В моем воображении встает кабинет архитектора, может быть, в Бергамо, в 1780 году или около того. Прямо на полу, аккуратно выложенном стертыми серыми плитами, стоят гипсы; под столами лежат скатанные в рулоны чертежи и эскизы. Последние дни лета, шесть часов вечера. Комната пуста: по-видимому, все едят мороженое на открытом воздухе, под аркадами. Музыка Чимарозы изо всех своих сил пытается прорвать пелену мрака, расстилающуюся в ее глубине… А еще мне вспоминается первый гельдерлиновский «Гиперион», где предметом любви стала сама Греция, мерцающая в вечерних сумерках; и еще — Жерар де Нерваль на склонах Позилиппо{110}
, пытающийся отвести глаза от непобедимого «черного солнца». Неоклассицизм не был простой исторической случайностью, и неправы те, кто считает его уклонением от верного пути или отождествляет с академизмом, — потому что он был результатом вечного стремления художников добиться полного совпадения реальности и формы, и в тот момент, когда эта иллюзия наконец развеялась, сумел рассказать о состоянии души, остающейся у нее в плену. Внутри максимально объективного искусства проявляется несомненная субъективность. Люди обращаются к памяти о прошлом. Двойное светило — восходящее солнце Сверхчувственного, заходящее солнце реального человека — перешло от своего востока к своему закату, и в его побагровевшем свете предстал лик с полуприкрытыми глазами и в ореоле лучей — сознание, которым владеет мысль о конечности существования, столь явно тяготеющая над алхимической образностью… Счастливы люди восходящего солнца, если они, как Пьеро, умеют найти для себя прибежище в той или иной мудрости, — но ближе к истине, бесспорно, люди вечернего сумрака. Они видят другое царство — царство реальности, рассеивающее эту темноту своим далеким светом. И, может быть, противоположностью больших шапок Пьеро делла Франческа нужно считать прежде всего тот почти неземной момент моцартовского «Дон Жуана», когда, в темных дверях праздничной залы возникают маски… «О belle mascnere, сова chiedete?» Искусство, отказавшееся от неосуществимых попыток выстроить мир Идей, искусство жизни и судьбы.Сон, приснившийся в Мантуе[12]

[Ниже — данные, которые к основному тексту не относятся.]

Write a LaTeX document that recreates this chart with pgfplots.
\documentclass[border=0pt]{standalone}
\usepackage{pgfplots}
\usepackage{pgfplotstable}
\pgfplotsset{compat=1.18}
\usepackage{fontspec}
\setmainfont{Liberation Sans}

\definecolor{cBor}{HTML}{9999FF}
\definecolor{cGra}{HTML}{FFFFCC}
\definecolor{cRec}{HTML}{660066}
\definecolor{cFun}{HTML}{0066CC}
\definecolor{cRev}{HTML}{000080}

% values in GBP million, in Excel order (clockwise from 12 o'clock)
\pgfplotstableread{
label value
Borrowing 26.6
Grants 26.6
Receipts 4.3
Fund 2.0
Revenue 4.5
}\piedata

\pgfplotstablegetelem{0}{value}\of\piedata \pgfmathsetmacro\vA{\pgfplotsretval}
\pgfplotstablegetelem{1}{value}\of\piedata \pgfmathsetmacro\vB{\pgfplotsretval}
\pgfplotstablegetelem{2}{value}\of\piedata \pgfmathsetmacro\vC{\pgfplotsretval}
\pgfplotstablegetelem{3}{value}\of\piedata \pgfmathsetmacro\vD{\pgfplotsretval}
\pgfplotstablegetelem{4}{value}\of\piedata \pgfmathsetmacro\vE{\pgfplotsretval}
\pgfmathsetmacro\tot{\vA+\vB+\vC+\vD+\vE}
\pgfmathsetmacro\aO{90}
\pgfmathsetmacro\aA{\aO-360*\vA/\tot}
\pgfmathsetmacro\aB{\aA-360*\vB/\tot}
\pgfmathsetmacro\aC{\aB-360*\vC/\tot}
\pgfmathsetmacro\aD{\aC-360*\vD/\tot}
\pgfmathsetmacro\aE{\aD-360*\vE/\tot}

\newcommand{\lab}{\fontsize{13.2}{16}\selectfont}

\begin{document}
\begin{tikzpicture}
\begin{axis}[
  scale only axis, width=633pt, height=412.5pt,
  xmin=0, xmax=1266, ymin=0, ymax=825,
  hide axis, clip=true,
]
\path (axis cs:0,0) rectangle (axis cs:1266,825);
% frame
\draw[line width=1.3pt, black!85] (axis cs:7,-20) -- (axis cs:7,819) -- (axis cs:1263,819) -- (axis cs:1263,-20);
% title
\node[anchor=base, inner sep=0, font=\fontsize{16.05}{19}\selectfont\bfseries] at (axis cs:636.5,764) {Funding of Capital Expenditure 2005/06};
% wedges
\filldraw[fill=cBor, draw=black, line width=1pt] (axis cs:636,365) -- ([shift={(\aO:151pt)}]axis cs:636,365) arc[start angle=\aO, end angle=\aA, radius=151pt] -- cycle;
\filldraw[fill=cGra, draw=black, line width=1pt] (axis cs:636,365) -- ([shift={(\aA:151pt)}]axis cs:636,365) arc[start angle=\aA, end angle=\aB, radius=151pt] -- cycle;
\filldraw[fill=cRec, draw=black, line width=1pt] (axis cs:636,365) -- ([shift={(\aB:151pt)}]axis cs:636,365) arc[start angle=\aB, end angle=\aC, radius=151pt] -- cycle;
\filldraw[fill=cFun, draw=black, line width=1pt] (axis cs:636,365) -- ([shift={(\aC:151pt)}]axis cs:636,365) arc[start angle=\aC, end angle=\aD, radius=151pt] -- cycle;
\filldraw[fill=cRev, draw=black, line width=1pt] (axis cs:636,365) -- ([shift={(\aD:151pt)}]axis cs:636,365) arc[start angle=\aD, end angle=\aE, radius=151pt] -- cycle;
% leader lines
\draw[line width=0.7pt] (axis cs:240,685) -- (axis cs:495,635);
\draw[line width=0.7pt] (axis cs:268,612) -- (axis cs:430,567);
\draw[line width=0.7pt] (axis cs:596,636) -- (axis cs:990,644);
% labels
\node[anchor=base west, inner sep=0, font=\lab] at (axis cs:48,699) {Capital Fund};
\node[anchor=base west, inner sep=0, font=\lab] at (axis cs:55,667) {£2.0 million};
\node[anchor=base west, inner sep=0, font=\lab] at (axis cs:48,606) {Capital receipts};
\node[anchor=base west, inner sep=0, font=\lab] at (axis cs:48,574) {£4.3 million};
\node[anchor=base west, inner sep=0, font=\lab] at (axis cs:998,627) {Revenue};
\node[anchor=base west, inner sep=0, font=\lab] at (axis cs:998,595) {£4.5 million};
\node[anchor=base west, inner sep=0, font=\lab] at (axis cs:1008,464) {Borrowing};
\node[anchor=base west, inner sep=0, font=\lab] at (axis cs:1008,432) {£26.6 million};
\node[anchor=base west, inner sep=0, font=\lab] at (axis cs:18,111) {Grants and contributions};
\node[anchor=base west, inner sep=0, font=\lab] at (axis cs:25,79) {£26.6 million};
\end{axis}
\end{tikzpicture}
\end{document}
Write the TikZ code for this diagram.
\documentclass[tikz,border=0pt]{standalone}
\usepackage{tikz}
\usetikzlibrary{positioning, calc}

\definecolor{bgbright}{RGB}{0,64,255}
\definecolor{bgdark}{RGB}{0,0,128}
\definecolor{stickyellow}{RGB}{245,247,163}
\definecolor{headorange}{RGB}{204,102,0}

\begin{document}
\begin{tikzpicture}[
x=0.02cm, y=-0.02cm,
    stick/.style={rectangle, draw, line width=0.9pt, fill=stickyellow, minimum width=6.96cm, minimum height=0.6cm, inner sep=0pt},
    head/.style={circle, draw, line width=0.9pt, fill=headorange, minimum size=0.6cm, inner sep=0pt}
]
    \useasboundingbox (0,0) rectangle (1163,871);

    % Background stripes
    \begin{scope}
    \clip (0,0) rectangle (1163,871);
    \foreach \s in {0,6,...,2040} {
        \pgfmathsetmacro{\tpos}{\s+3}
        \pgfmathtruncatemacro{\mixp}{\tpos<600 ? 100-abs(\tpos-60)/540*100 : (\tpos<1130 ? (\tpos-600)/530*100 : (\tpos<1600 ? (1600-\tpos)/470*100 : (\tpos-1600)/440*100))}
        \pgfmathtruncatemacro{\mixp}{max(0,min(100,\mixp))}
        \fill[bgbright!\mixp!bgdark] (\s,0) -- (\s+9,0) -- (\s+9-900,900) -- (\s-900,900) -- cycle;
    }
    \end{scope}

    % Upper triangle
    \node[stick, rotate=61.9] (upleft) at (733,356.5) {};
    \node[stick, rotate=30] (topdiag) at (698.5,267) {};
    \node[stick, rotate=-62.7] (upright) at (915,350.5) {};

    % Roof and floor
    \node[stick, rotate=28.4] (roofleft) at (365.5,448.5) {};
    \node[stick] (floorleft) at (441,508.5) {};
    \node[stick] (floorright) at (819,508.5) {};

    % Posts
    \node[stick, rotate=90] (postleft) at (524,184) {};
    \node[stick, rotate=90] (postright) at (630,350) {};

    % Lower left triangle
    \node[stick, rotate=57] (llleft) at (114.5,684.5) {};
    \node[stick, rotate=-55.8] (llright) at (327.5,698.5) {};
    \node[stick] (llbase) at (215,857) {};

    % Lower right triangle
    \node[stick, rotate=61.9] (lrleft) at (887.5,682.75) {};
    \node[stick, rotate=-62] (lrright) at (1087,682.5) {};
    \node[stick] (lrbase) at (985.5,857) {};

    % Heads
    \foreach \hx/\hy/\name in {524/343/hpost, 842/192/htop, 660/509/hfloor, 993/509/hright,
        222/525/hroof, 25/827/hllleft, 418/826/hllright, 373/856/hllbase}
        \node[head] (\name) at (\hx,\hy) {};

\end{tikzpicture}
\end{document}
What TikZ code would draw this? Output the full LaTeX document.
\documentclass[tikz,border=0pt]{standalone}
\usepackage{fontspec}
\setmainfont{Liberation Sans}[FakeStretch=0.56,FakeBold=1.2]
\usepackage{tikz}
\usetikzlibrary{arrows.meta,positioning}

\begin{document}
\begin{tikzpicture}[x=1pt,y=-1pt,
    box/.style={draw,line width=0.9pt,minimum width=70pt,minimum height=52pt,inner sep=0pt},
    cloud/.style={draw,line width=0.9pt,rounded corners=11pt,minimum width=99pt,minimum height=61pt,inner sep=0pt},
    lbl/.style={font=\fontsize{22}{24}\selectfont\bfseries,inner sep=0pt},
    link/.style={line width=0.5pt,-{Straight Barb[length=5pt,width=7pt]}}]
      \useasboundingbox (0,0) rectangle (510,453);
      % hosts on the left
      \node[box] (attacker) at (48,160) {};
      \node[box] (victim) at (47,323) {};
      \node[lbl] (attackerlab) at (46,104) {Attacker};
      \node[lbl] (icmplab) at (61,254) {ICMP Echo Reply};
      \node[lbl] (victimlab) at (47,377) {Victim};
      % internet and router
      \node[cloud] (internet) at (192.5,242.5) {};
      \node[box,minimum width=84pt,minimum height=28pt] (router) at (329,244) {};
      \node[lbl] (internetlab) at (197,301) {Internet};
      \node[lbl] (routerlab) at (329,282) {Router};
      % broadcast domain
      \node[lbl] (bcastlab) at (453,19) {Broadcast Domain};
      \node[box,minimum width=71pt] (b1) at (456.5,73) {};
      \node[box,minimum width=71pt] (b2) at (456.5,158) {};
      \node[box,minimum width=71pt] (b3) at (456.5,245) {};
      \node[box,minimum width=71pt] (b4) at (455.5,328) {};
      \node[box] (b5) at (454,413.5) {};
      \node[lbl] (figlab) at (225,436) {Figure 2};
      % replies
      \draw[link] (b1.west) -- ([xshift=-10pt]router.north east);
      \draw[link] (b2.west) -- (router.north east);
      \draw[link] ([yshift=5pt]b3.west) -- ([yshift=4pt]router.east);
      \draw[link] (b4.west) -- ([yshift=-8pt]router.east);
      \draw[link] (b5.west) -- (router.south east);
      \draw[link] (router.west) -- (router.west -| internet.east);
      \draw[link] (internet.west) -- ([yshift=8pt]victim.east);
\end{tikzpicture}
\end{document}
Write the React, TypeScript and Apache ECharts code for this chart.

{111}В начале лета 1961 года в Париж приехали Джексон и Мартьель Мэтьюз. Они направлялись в Египет, а оттуда в Грецию, и Сильвия Бич{112}
решила ехать вместе с ними. Как-то вечером Джексон сказал мне: «Почему бы нам не встретиться в Афинах?» Поразмыслив, я понял, что ничем не занят и рад к ним присоединиться.В Греции Сильвия была неутомима, но иногда нам казалось, что на самом деле она уже находится за гранью усталости. Одетая в черное, она неизменно шла впереди, молча взбиралась на камни, смотрела вниз, вновь карабкалась по камням, залитым солнцем, и вглядывалась в окружающее с напряженным вниманием. Она рано уходила к себе вечером, но зато насколько и опережала всех нас утром! Помню, в Навплии я наблюдал из окна моей комнаты, как просыпается порт. Вскоре между безмолвными рыбаками, еле видневшимися в синеватой рассветной мгле, мелькнула знакомая шляпка. Сильвия стремительно шла по набережной, переступая через бухты причальных канатов, — крошечная фигурка, легкая, почти невесомая походка, воплощение бесстрашного изящества.